Dear Abby: Man’s effort to contact his family is ignored
Dear Abby: I recently found out who my biological father is/was. Apparently, my mother and this man had an affair more than 50 years ago. There’s only speculation as to why.
What bothers me is, I have always lived no more than 15 miles from this man and his family. I tried reaching out to the one half-sibling I am most knowledgeable about. They have made no attempt to contact me about this elephant in the room. I don’t know if it’s shame or embarrassment on their part.
I am a respectable man with a great family. Why someone would not want to reach out and at least get to know a brother they supposedly never knew existed is beyond me.
We’ve wasted way too many years kept in the dark about this well-kept secret. My thought is that you can never have too big a family — even if we are only half-siblings. Should I continue attempting to reach them, or just sweep all of this under the rug and pretend it never happened?

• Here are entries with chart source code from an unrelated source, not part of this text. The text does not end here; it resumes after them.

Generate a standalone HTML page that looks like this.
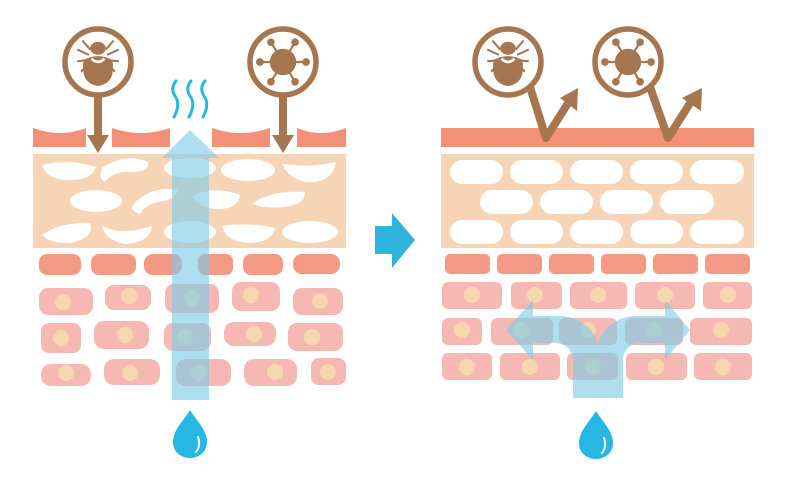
<!DOCTYPE html>
<html><head><meta charset="utf-8"><style>html,body{margin:0;padding:0;background:#fff}svg{display:block}</style></head>
<body>
<svg width="793" height="488" viewBox="0 0 793 488" xmlns="http://www.w3.org/2000/svg">
<defs>
<g id="mite">
<g stroke="#a57650" stroke-width="1.6" fill="none">
<path d="M-6,-8 L-12,-15 M6,-8 L12,-15 M-7,-4 L-16,-8 M7,-4 L16,-8 M-7,0 L-16,1 M7,0 L16,1 M-7,3 L-13,9 M7,3 L13,9"/>
</g>
<ellipse cx="0" cy="-9" rx="6" ry="5" fill="#a57650"/>
<path d="M-11,0 Q0,-6 11,0 Q14,18 0,20 Q-14,18 -11,0Z" fill="#a57650"/>
<path d="M-5,-1 Q0,4 5,-1" stroke="#fff" stroke-width="2" fill="none"/>
</g>
<g id="virus">
<g stroke="#a57650" stroke-width="2">
<line x1="-21" y1="0" x2="21" y2="0"/><line x1="-11" y1="-18" x2="11" y2="18"/><line x1="11" y1="-18" x2="-11" y2="18"/>
</g>
<circle r="12" fill="#a57650"/>
<g fill="#a57650"><circle cx="-21" cy="0" r="3.5"/><circle cx="21" cy="0" r="3.5"/><circle cx="-11" cy="-18" r="3.5"/><circle cx="11" cy="-18" r="3.5"/><circle cx="-11" cy="18" r="3.5"/><circle cx="11" cy="18" r="3.5"/></g>
</g>
<g id="drop">
<path d="M0,-24 C6,-14 17,-4 17,8 C17,18 9,24 0,24 C-9,24 -17,18 -17,8 C-17,-4 -6,-14 0,-24Z" fill="#27b7e4"/>
<path d="M8,3 Q11,12 6,18" stroke="#fff" stroke-width="2" fill="none" stroke-linecap="round"/>
</g>
</defs>

<!-- LEFT PANEL -->
<g fill="#f2907a">
<path d="M33,128 Q60,138 86,128 L86,147 L33,147Z"/>
<path d="M112,128 Q141,138 170,128 L170,147 L112,147Z"/>
<path d="M212,128 Q241,138 270,128 L270,147 L212,147Z"/>
<path d="M297,128 Q321,138 346,128 L346,147 L297,147Z"/>
</g>
<rect x="33" y="154" width="313" height="94" fill="#f8d4b6"/>
<g fill="#fff">
<path d="M42,165 Q70,158 96,167 Q92,180 70,180 Q48,181 42,165Z"/>
<path d="M102,168 Q125,152 148,162 Q150,172 132,172 Q115,170 105,182 Q98,178 102,168Z"/>
<ellipse cx="190" cy="168" rx="26" ry="10"/>
<ellipse cx="248" cy="170" rx="27" ry="11"/>
<path d="M282,164 Q310,168 336,162 Q332,184 306,182 Q288,178 282,164Z"/>
<ellipse cx="96" cy="201" rx="26" ry="11"/>
<path d="M132,206 Q150,185 178,190 Q175,200 158,202 Q145,205 140,214 Q132,212 132,206Z"/>
<path d="M192,196 Q215,185 240,195 Q238,210 215,209 Q198,207 192,196Z"/>
<path d="M252,204 Q270,190 305,192 Q305,203 290,206 Q270,210 252,204Z"/>
<path d="M42,235 Q60,222 90,223 Q95,238 70,243 Q50,244 42,235Z"/>
<path d="M102,226 Q120,236 152,226 Q150,243 125,244 Q105,240 102,226Z"/>
<ellipse cx="190" cy="232" rx="26" ry="11"/>
<path d="M222,226 Q250,222 275,228 Q272,243 248,243 Q225,241 222,226Z"/>
<ellipse cx="310" cy="232" rx="28" ry="11"/>
</g>
<g fill="#f39a84">
<rect x="39" y="254" width="42" height="21" rx="8"/>
<rect x="91" y="254" width="45" height="21" rx="8"/>
<rect x="144" y="254" width="38" height="21" rx="9"/>
<rect x="198" y="254" width="35" height="21" rx="7"/>
<rect x="243" y="254" width="40" height="21" rx="8"/>
<rect x="293" y="254" width="47" height="20" rx="9"/>
</g>
<g fill="#f6b8b2">
<rect x="39" y="288" width="54" height="27" rx="9"/>
<rect x="105" y="285" width="46" height="25" rx="9"/>
<rect x="165" y="284" width="54" height="29" rx="9"/>
<rect x="232" y="282" width="48" height="29" rx="9"/>
<rect x="293" y="288" width="50" height="27" rx="9"/>
<rect x="41" y="323" width="40" height="30" rx="8"/>
<rect x="94" y="321" width="55" height="28" rx="10"/>
<rect x="164" y="323" width="47" height="28" rx="9"/>
<rect x="224" y="322" width="52" height="24" rx="10"/>
<rect x="288" y="323" width="55" height="28" rx="9"/>
<rect x="41" y="364" width="50" height="22" rx="10"/>
<rect x="104" y="359" width="56" height="26" rx="10"/>
<rect x="176" y="359" width="55" height="27" rx="10"/>
<rect x="244" y="359" width="53" height="27" rx="10"/>
<rect x="311" y="358" width="35" height="27" rx="8"/>
</g>
<g fill="#f7d8ae">
<circle cx="63" cy="302" r="8"/><circle cx="129" cy="296" r="8"/><circle cx="192" cy="298" r="8"/><circle cx="251" cy="295" r="8"/><circle cx="320" cy="301" r="8"/>
<circle cx="61" cy="338" r="8"/><circle cx="125" cy="335" r="8"/><circle cx="185" cy="337" r="8"/><circle cx="254" cy="334" r="8"/><circle cx="312" cy="337" r="8"/>
<circle cx="66" cy="373" r="8"/><circle cx="130" cy="373" r="8"/><circle cx="199" cy="373" r="8"/><circle cx="275" cy="372" r="8"/><circle cx="328" cy="372" r="8"/>
</g>
<path d="M172,400 L172,158 L162,158 L190,130 L219,158 L209,158 L209,400Z" fill="#7ccbe8" opacity="0.62"/>
<g stroke="#27b7e4" stroke-width="3" fill="none" stroke-linecap="round">
<path d="M176,81 Q170,88 175,96 Q181,104 174,117"/>
<path d="M191,81 Q185,88 190,96 Q196,104 189,117"/>
<path d="M205,81 Q199,88 204,96 Q210,104 203,117"/>
</g>
<use href="#drop" x="190" y="434"/>

<!-- Icons left -->
<g fill="none" stroke="#a57650" stroke-width="5.5"><circle cx="98" cy="62" r="33"/><circle cx="283" cy="62" r="33"/></g>
<g fill="#a57650">
<rect x="94" y="95" width="8" height="42"/><path d="M87,135 L109,135 L98,153Z"/>
<rect x="279" y="95" width="8" height="42"/><path d="M272,135 L294,135 L283,153Z"/>
</g>
<use href="#mite" transform="translate(98,60) scale(1.3)"/>
<use href="#virus" transform="translate(283,62) scale(1.1)"/>

<!-- Center arrow -->
<path d="M375,226 L392,226 L392,213 L415,240 L392,268 L392,254 L375,254Z" fill="#2eb4dc"/>

<!-- RIGHT PANEL -->
<rect x="441" y="128" width="313" height="19" fill="#f2907a"/>
<rect x="441" y="154" width="313" height="94" fill="#f8d4b6"/>
<g fill="#fff">
<rect x="450" y="160" width="53" height="24" rx="12"/><rect x="510" y="160" width="53" height="24" rx="12"/><rect x="570" y="160" width="53" height="24" rx="12"/><rect x="630" y="160" width="53" height="24" rx="12"/><rect x="690" y="160" width="54" height="24" rx="12"/>
<rect x="480" y="190" width="53" height="24" rx="12"/><rect x="540" y="190" width="53" height="24" rx="12"/><rect x="600" y="190" width="53" height="24" rx="12"/><rect x="660" y="190" width="54" height="24" rx="12"/>
<rect x="450" y="220" width="53" height="24" rx="12"/><rect x="510" y="220" width="53" height="24" rx="12"/><rect x="570" y="220" width="53" height="24" rx="12"/><rect x="630" y="220" width="53" height="24" rx="12"/><rect x="690" y="220" width="54" height="24" rx="12"/>
</g>
<g fill="#f39a84">
<rect x="445" y="254" width="45" height="20" rx="5"/><rect x="497" y="254" width="45" height="20" rx="5"/><rect x="549" y="254" width="45" height="20" rx="5"/><rect x="601" y="254" width="45" height="20" rx="5"/><rect x="653" y="254" width="45" height="20" rx="5"/><rect x="705" y="254" width="45" height="20" rx="5"/>
</g>
<g fill="#f6b8b2">
<rect x="442" y="282" width="60" height="27" rx="6"/><rect x="511" y="282" width="51" height="27" rx="6"/><rect x="570" y="282" width="57" height="27" rx="6"/><rect x="635" y="282" width="60" height="27" rx="6"/><rect x="703" y="282" width="49" height="27" rx="6"/>
<rect x="442" y="318" width="40" height="27" rx="6"/><rect x="491" y="318" width="62" height="27" rx="6"/><rect x="559" y="318" width="58" height="27" rx="6"/><rect x="625" y="318" width="58" height="27" rx="6"/><rect x="690" y="318" width="62" height="27" rx="6"/>
<rect x="442" y="353" width="50" height="27" rx="6"/><rect x="500" y="353" width="60" height="27" rx="6"/><rect x="567" y="353" width="51" height="27" rx="6"/><rect x="626" y="353" width="61" height="27" rx="6"/><rect x="694" y="353" width="58" height="27" rx="6"/>
</g>
<g fill="#f7d8ae">
<circle cx="472" cy="295" r="8"/><circle cx="535" cy="295" r="8"/><circle cx="598" cy="295" r="8"/><circle cx="665" cy="295" r="8"/><circle cx="728" cy="295" r="8"/>
<circle cx="462" cy="330" r="8"/><circle cx="521" cy="330" r="8"/><circle cx="588" cy="330" r="8"/><circle cx="654" cy="330" r="8"/><circle cx="721" cy="330" r="8"/>
<circle cx="467" cy="367" r="8"/><circle cx="530" cy="367" r="8"/><circle cx="593" cy="367" r="8"/><circle cx="656" cy="367" r="8"/><circle cx="723" cy="367" r="8"/>
</g>
<path d="M573,398 L573,360 C573,350 565,343 555,343 L533,343 L533,360 L506,330 L533,300 L533,316 L560,316 C580,316 595,330 598,345 C601,330 616,316 636,316 L665,316 L665,300 L690,330 L665,360 L665,343 L641,343 C631,343 623,350 623,360 L623,398Z" fill="#7ccbe8" opacity="0.62"/>
<use href="#drop" x="596" y="435"/>

<!-- Icons right -->
<g fill="none" stroke="#a57650" stroke-width="5.5"><circle cx="508" cy="62" r="33"/><circle cx="628" cy="62" r="33"/></g>
<g fill="none" stroke="#a57650" stroke-width="8" stroke-linejoin="round">
<path d="M530,87 L546,138 L570,100"/>
<path d="M650,87 L668,138 L692,100"/>
</g>
<g fill="#a57650">
<path d="M560,98 L578,88 L577,111Z"/>
<path d="M682,98 L702,88 L701,111Z"/>
</g>
<use href="#mite" transform="translate(508,60) scale(1.3)"/>
<use href="#virus" transform="translate(628,62) scale(1.1)"/>
</svg>
</body></html>
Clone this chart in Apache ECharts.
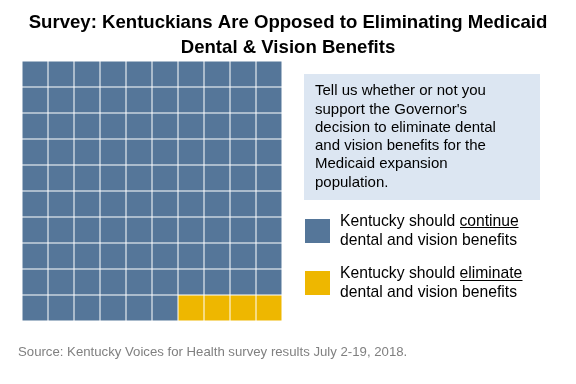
<!DOCTYPE html>
<html><head><meta charset="utf-8">
<script src="https://cdn.jsdelivr.net/npm/echarts@6/dist/echarts.min.js"></script>
<style>html,body{margin:0;padding:0;background:#fff}#c{width:576px;height:384px}</style>
</head><body><div id="c"></div>
<script>
const titleLines = ['Survey: Kentuckians Are Opposed to Eliminating Medicaid', 'Dental & Vision Benefits'];
const questionLines = ['Tell us whether or not you', "support the Governor's", 'decision to eliminate dental', 'and vision benefits for the', 'Medicaid expansion', 'population.'];
const seriesNames = ['continue', 'eliminate'];
const legendLead = 'Kentucky should ';
const legendTail = 'dental and vision benefits';
const cellCounts = [96, 4];
const colLabels = ['1','2','3','4','5','6','7','8','9','10'];
const rowLabels = ['1','2','3','4','5','6','7','8','9','10'];
const sourceText = 'Source: Kentucky Voices for Health survey results July 2-19, 2018.';
const colors = ['#557699', '#EEB700'];

// build waffle cells (row-major from top-left) from the counts
const cellData = [];
let idx = 0;
cellCounts.forEach((n, k) => {
  const arr = [];
  for (let j = 0; j < n; j++) {
    arr.push([colLabels[idx % colLabels.length], rowLabels[Math.floor(idx / colLabels.length)]]);
    idx++;
  }
  cellData.push(arr);
});

const chart = echarts.init(document.getElementById('c'), null, {renderer: 'canvas'});
function renderCell(params, api) {
  const c = api.coord([api.value(0), api.value(1)]);
  const s = api.size([1, 1]);
  return {
    type: 'rect',
    shape: {x: c[0] - s[0] / 2 + 0.5, y: c[1] - s[1] / 2 + 0.5, width: s[0] - 1, height: s[1] - 1},
    style: {fill: api.visual('color')}
  };
}
const LF = 'Liberation Sans, Arial';
const option = {
  animation: false,
  title: {
    text: titleLines.join('\n'),
    left: 'center', top: 6,
    textStyle: {fontFamily: LF, fontWeight: 'bold', fontSize: 18.6, lineHeight: 24.5, color: '#000'}
  },
  grid: {left: 22, top: 61, width: 260, height: 260},
  xAxis: {type: 'category', data: colLabels, show: false},
  yAxis: {type: 'category', data: rowLabels, inverse: true, show: false},
  legend: {
    orient: 'vertical', left: 305, top: 212, padding: 0,
    itemWidth: 25, itemHeight: 24, itemGap: 14,
    icon: 'rect',
    data: seriesNames,
    formatter: function (name) { return '{t|' + legendLead + '}{u|' + name + '}\n{t|' + legendTail + '}'; },
    textStyle: {
      fontFamily: LF, fontSize: 15.7, color: '#000', lineHeight: 19, padding: [0,0,0,5],
      rich: {t: {fontFamily: LF, fontSize: 15.7, lineHeight: 19, color: '#000'},
             u: {fontFamily: LF, fontSize: 15.7, lineHeight: 19, color: '#000'}}
    }
  },
  graphic: [
    {type: 'rect', left: 304, top: 74, shape: {width: 236, height: 126}, style: {fill: '#DCE6F2'}, z: -1},
    {type: 'text', left: 315, top: 82, style: {text: questionLines.join('\n'), font: '15px "Liberation Sans", Arial', lineHeight: 18.3, fill: '#000'}},
    {type: 'line', shape: {x1: 460, y1: 227.5, x2: 518.5, y2: 227.5}, style: {stroke: '#000', lineWidth: 1}},
    {type: 'line', shape: {x1: 460, y1: 280.5, x2: 522.5, y2: 280.5}, style: {stroke: '#000', lineWidth: 1}},
    {type: 'text', left: 18, top: 346, style: {text: sourceText, font: '13.2px "Liberation Sans", Arial', fill: '#808080'}}
  ],
  series: seriesNames.map((n, k) => ({
    name: n, type: 'custom', renderItem: renderCell,
    itemStyle: {color: colors[k]},
    encode: {x: 0, y: 1},
    data: cellData[k]
  }))
};
chart.setOption(option);
</script></body></html>
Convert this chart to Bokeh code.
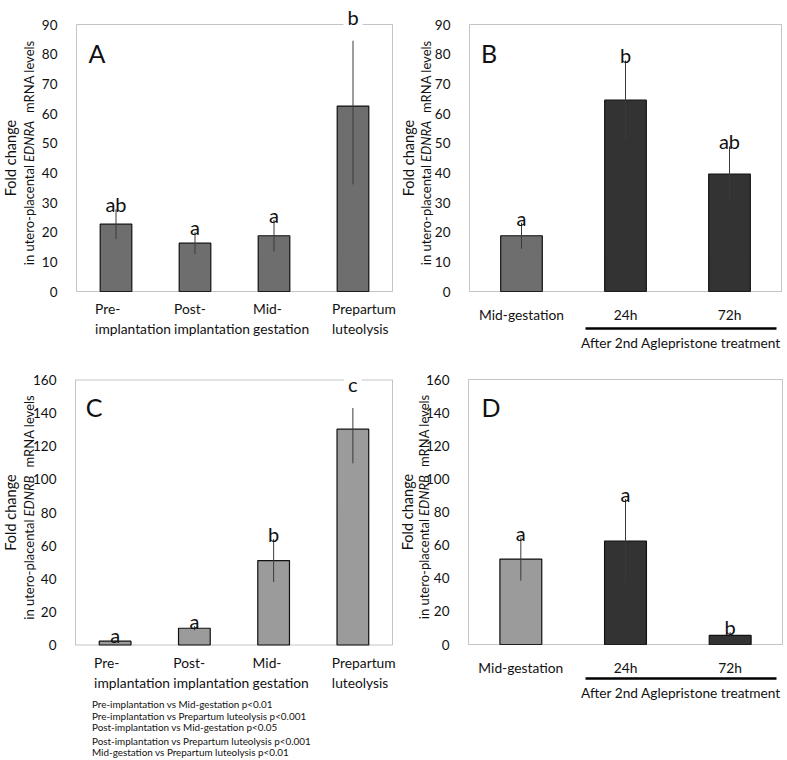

— Expanding the Family in Ohio
Dear Expanding: Not everyone is as open-hearted or inclusive as you. After half a century, your birth father’s family may prefer not to open this chapter of their father’s life, and they should not be forced to. Because you have already reached out to them without getting a response, I don’t think you should push the issue. You wrote that you are a respectable man with a great family. Count your blessings, because not everyone is so fortunate.